Shame these meaty balance sheets don’t reflect on staff wages eh?
A change in the nature of insurance will be a game changer in the entire distribution industry, and will affect strong-balance sheet companies as much as weak ones. In fact sheer complacency will see strong firms under-react when the “insurance crunch” comes, maybe as soon as next year.
Manville were effectively brought down by asbestos claims which they couldn’t get paid off by any insurances. The went into voluntary bankruptcy.
The company still exists, but is now owned by Buffet’s vehicle Berkshire Hathaway. Shareholders lost their shirts.
This only happened because the insurance wouldn’t pay out/wound’t cover the claims made against the company.
Sooner or later, someone is going to sue John Lewis or TkMax or some other large apparently immortal firm, and they may or may not survive it when their insurances don’t pay out for some newly invented (or old established!) reason.
BP are paying out billions, but have even MORE billions, and thus will continue to survive. John Lewis & TKmax on the other hand are only worth about £5bn for the former, and around £15bn for the holding company of the latter. BP have already budgeted more than the entire value of each of these firms for the gulf cleanup alone.
What would happen if a fire at a tkmax warehouse caused hundreds of rich people to be killed by say, a poison gas cloud (like Bhopal) that drifted to some affluent area some distance away from the warehouse (which presumably won’t be in a posh area)?
For John Lewis, say an improperly vetted worker (hired to save money) starts a bombing campaign among their stores? It’s all buried whilst the company and the security services attempt to clean up from within. BUT by the time it’s sorted, hundreds have been killed, and then the scandal that the firm knew all along and didn’t warn the public comes to light… Lawsuits that will easily strip bare the so-called “strong balance sheet” I would estimate, especially if the victims include rich Americans who’ll be chasing punitive damages in the tens of millions EACH!
It’s all about unlimited liabilities.

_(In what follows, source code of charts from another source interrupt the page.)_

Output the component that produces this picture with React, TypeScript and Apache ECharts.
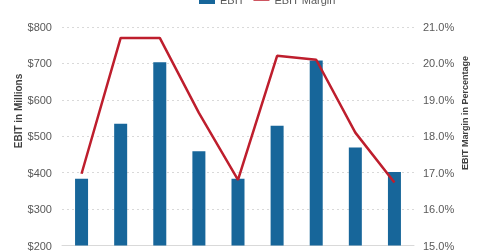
import React, { useEffect, useRef } from "react";
import * as echarts from "echarts";

const categories = ["Q1", "Q2", "Q3", "Q4", "Q5", "Q6", "Q7", "Q8", "Q9"];
const ebit = [383, 534, 703, 459, 383, 529, 708, 469, 402];
const ebitMargin = [16.97, 20.7, 20.7, 18.64, 16.8, 20.21, 20.1, 18.1, 16.73];
const leftTitle = "EBIT in Millions";
const rightTitle = "EBIT Margin in Percentage";

export default function App() {
  const ref = useRef<HTMLDivElement>(null);
  useEffect(() => {
    if (!ref.current) return;
    const chart = echarts.init(ref.current, undefined, { renderer: "svg" });
    const font = "Arial, 'Liberation Sans', sans-serif";
    chart.setOption({
      animation: false,
      textStyle: { fontFamily: font },
      legend: {
        top: -11,
        left: 194,
        itemWidth: 16,
        itemHeight: 9,
        itemGap: 9,
        symbolKeepAspect: true,
        textStyle: { fontSize: 11, color: "#595959", fontFamily: font },
        data: [
          { name: "EBIT", icon: "rect" },
          { name: "EBIT Margin", icon: "path://M0,0 L16,0 L16,2.5 L0,2.5 Z" },
        ],
      },
      grid: { left: 62, right: 66, top: 27, bottom: 5 },
      xAxis: {
        type: "category",
        data: categories,
        axisTick: { show: false },
        axisLabel: { show: false },
        axisLine: { lineStyle: { color: "#d9d9d9" } },
      },
      yAxis: [
        {
          type: "value",
          min: 200,
          max: 800,
          interval: 100,
          axisLine: { show: false },
          axisTick: { show: false },
          axisLabel: {
            margin: 10,
            fontSize: 11,
            color: "#595959",
            formatter: (v: number) => "$" + v,
          },
          splitLine: { lineStyle: { color: "#d9d9d9", type: [2, 3] } },
        },
        {
          type: "value",
          min: 15,
          max: 21,
          interval: 1,
          axisLine: { show: false },
          axisTick: { show: false },
          axisLabel: {
            margin: 9,
            fontSize: 11,
            color: "#595959",
            formatter: (v: number) => v.toFixed(1) + "%",
          },
          splitLine: { show: false },
        },
      ],
      series: [
        {
          name: "EBIT",
          type: "bar",
          data: ebit,
          barWidth: 13,
          itemStyle: { color: "#17669a" },
        },
        {
          name: "EBIT Margin",
          type: "line",
          yAxisIndex: 1,
          data: ebitMargin,
          symbol: "none",
          lineStyle: { color: "#be1e2d", width: 2.5 },
          itemStyle: { color: "#be1e2d" },
        },
      ],
      graphic: [
        {
          type: "text",
          x: 18,
          y: 111,
          rotation: Math.PI / 2,
          style: {
            text: leftTitle,
            fontSize: 10,
            fontWeight: "bold",
            fill: "#404040",
            fontFamily: font,
            align: "center",
            verticalAlign: "middle",
          },
        },
        {
          type: "text",
          x: 465,
          y: 113,
          rotation: Math.PI / 2,
          style: {
            text: rightTitle,
            fontSize: 9,
            fontWeight: "bold",
            fill: "#404040",
            fontFamily: font,
            align: "center",
            verticalAlign: "middle",
          },
        },
      ],
    });
    return () => chart.dispose();
  }, []);
  return <div ref={ref} style={{ width: 480, height: 251, position: "fixed", left: 0, top: 0 }} />;
}
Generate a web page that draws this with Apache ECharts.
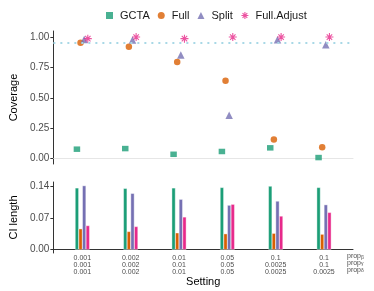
<!DOCTYPE html>
<html><head><meta charset="utf-8">
<script src="https://cdn.jsdelivr.net/npm/echarts@6/dist/echarts.min.js"></script>
<style>html,body{margin:0;padding:0;background:#fff}#c{width:374px;height:291px}</style>
</head><body><div id="c"></div>
<script>
// ---- data ----
const settings = [1, 2, 3, 4, 5, 6];
const propBeta  = ['0.001', '0.002', '0.01', '0.05', '0.1', '0.1'];
const propGamma = ['0.001', '0.002', '0.01', '0.05', '0.0025', '0.1'];
const propDelta = ['0.001', '0.002', '0.01', '0.05', '0.0025', '0.0025'];
const methods = ['GCTA', 'Full', 'Split', 'Full.Adjust'];
const coverageGCTA  = [0.077, 0.082, 0.035, 0.058, 0.088, 0.008];
const coverageFull  = [0.954, 0.921, 0.794, 0.640, 0.157, 0.093];
const coverageSplit = [0.981, 0.975, 0.852, 0.357, 0.978, 0.937];
const coverageFullAdjust = [0.987, 1.000, 0.987, 1.000, 1.000, 1.000];
const ciGCTA  = [0.136, 0.135, 0.136, 0.137, 0.140, 0.137];
const ciFull  = [0.046, 0.040, 0.037, 0.035, 0.036, 0.034];
const ciSplit = [0.141, 0.124, 0.111, 0.098, 0.107, 0.099];
const ciFullAdjust = [0.053, 0.051, 0.072, 0.100, 0.074, 0.082];
const nominal = 0.95;
const coverageTicks = [0, 0.25, 0.5, 0.75, 1];
const ciTicks = [0, 0.07, 0.14];

const colors = ['#1B9E77', '#D95F02', '#7570B3', '#E7298A'];
const starPath = 'path://M5,0L5,10M0,5L10,5M1.6,1.6L8.4,8.4M1.6,8.4L8.4,1.6';
const dodgeWidth = 0.3;
const offsets = methods.map((m, i) => -dodgeWidth / 2 + dodgeWidth / 8 + i * dodgeWidth / 4);
const covData = [coverageGCTA, coverageFull, coverageSplit, coverageFullAdjust];
const ciData = [ciGCTA, ciFull, ciSplit, ciFullAdjust];
const symbols = ['rect', 'circle', 'triangle', starPath];
const symSizes = [[6.5, 5.5], 6.5, 7.5, 8];

const axisDark = '#333333';
const labGrey = '#4d4d4d';

const series = [];
methods.forEach((m, i) => {
  const isStar = i === 3;
  series.push({
    name: m, type: 'scatter', xAxisIndex: 0, yAxisIndex: 0,
    symbol: symbols[i], symbolSize: symSizes[i],
    itemStyle: isStar ? {color: 'rgba(0,0,0,0)', borderColor: colors[i], borderWidth: 1.1} : {color: colors[i]},
    data: settings.map((s, k) => [s + offsets[i], covData[i][k]]),
    z: 3,
    markLine: i === 0 ? {
      silent: true, symbol: 'none', label: {show: false},
      lineStyle: {color: '#a8d8e6', type: [2, 5], width: 2.2, cap: 'butt'},
      data: [{yAxis: nominal}]
    } : undefined
  });
});
methods.forEach((m, i) => {
  series.push({
    name: m, type: 'bar', xAxisIndex: 1, yAxisIndex: 1,
    barWidth: 3.7, barGap: '-100%',
    itemStyle: {color: colors[i], borderColor: '#ffffff', borderWidth: 0.4},
    data: settings.map((s, k) => [s + offsets[i], ciData[i][k]])
  });
});

const chart = echarts.init(document.getElementById('c'), null, {renderer: 'canvas'});
chart.setOption({
  animation: false,
  textStyle: {fontFamily: 'Liberation Sans, Arial, sans-serif'},
  legend: {
    top: 10, left: 106, itemWidth: 7, itemHeight: 7, itemGap: 8, padding: 0,
    textStyle: {fontSize: 11, color: '#1a1a1a', padding: [0, 0, 0, 2]},
    data: [
      {name: 'GCTA', icon: 'rect', itemStyle: {color: colors[0]}},
      {name: 'Full', icon: 'circle', itemStyle: {color: colors[1]}},
      {name: 'Split', icon: 'triangle', itemStyle: {color: colors[2]}},
      {name: 'Full.Adjust', icon: starPath, itemStyle: {color: 'rgba(0,0,0,0)', borderColor: colors[3], borderWidth: 1.1}}
    ]
  },
  grid: [
    {left: 48, right: 21, top: 31, height: 133},
    {left: 48, right: 21, top: 182, height: 71}
  ],
  xAxis: [
    {type: 'value', gridIndex: 0, min: 0.4, max: 6.6,
     axisLine: {show: true, lineStyle: {color: '#e6e6e6', width: 1}},
     axisTick: {show: false}, axisLabel: {show: false}, splitLine: {show: false}},
    {type: 'value', gridIndex: 1, min: 0.4, max: 6.6,
     name: 'Setting', nameLocation: 'middle', nameGap: 18,
     nameTextStyle: {fontSize: 11, color: '#000'},
     axisLine: {show: true, lineStyle: {color: axisDark, width: 1}},
     axisTick: {show: false},
     axisLabel: {show: true, customValues: settings, margin: 2, fontSize: 7, lineHeight: 6.7, color: labGrey,
       formatter: v => { const k = Math.round(v) - 1; return propBeta[k] + '\n' + propGamma[k] + '\n' + propDelta[k]; }},
     splitLine: {show: false}}
  ],
  yAxis: [
    {type: 'value', gridIndex: 0, min: -0.045, max: 1.05,
     name: 'Coverage', nameLocation: 'middle', nameGap: 27, nameRotate: 90,
     nameTextStyle: {fontSize: 11, color: '#000'},
     axisLine: {show: true, lineStyle: {color: axisDark, width: 1}},
     axisTick: {show: true, customValues: coverageTicks, length: 3, lineStyle: {color: axisDark}},
     axisLabel: {customValues: coverageTicks, fontSize: 10, color: labGrey, margin: 4, formatter: v => v.toFixed(2)},
     splitLine: {show: false}},
    {type: 'value', gridIndex: 1, min: -0.0075, max: 0.149,
     name: 'CI length', nameLocation: 'middle', nameGap: 27, nameRotate: 90,
     nameTextStyle: {fontSize: 11, color: '#000'},
     axisLine: {show: true, lineStyle: {color: axisDark, width: 1}},
     axisTick: {show: true, customValues: ciTicks, length: 3, lineStyle: {color: axisDark}},
     axisLabel: {customValues: ciTicks, fontSize: 10, color: labGrey, margin: 4, formatter: v => v.toFixed(2)},
     splitLine: {show: false}}
  ],
  graphic: [
    {type: 'text', left: 347, top: 253, silent: true,
     style: {text: '{a|prop}{b|β}\n{a|prop}{b|γ}\n{a|prop}{b|δ}', fill: labGrey,
       rich: {a: {fontSize: 7, lineHeight: 6.7, fill: labGrey}, b: {fontSize: 5, lineHeight: 6.7, verticalAlign: 'bottom', fill: labGrey}}}}
  ],
  series: series
});
</script>
</body></html>
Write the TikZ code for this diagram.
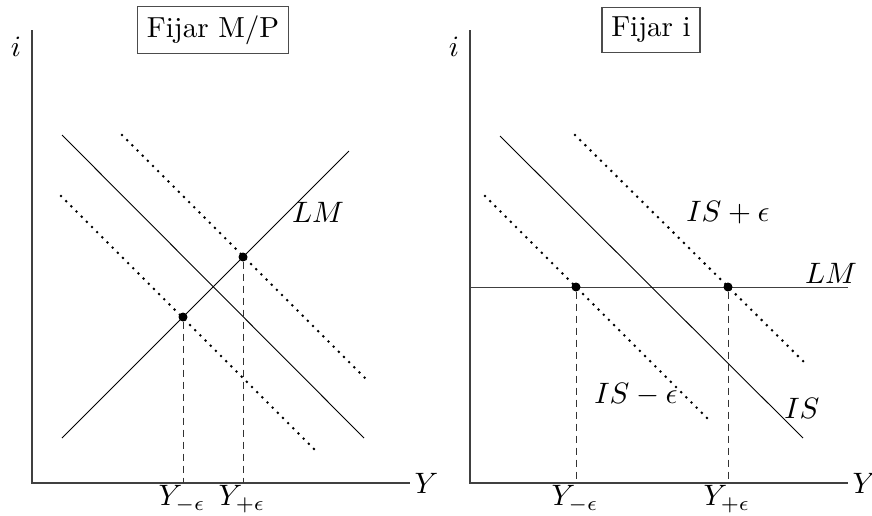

The future won’t be the same as the past is what I’m saying. Even the biggest most solid companies can be brought down by a “black swan” event.
Firms can tread the working class underfoot as part of their business model maybe, but once the ruling classes themselves find their own kith and kin start to become the firm’s victims, we might see a different outcome to systemic fat-catting and corner-cutting to make that extra bit of profit.
The recruitment process at too many large firms today is about getting ‘any-old-staff for less money’. ‘Quality staff for more money’ doesn’t compute. That will come back one day and bite them in the arse I’m sure.
Finally, it has to be said that John Lewis have debts the same as just about every other firm out there - at quite a high interest rate too!
Are they as solid as everyone thinks?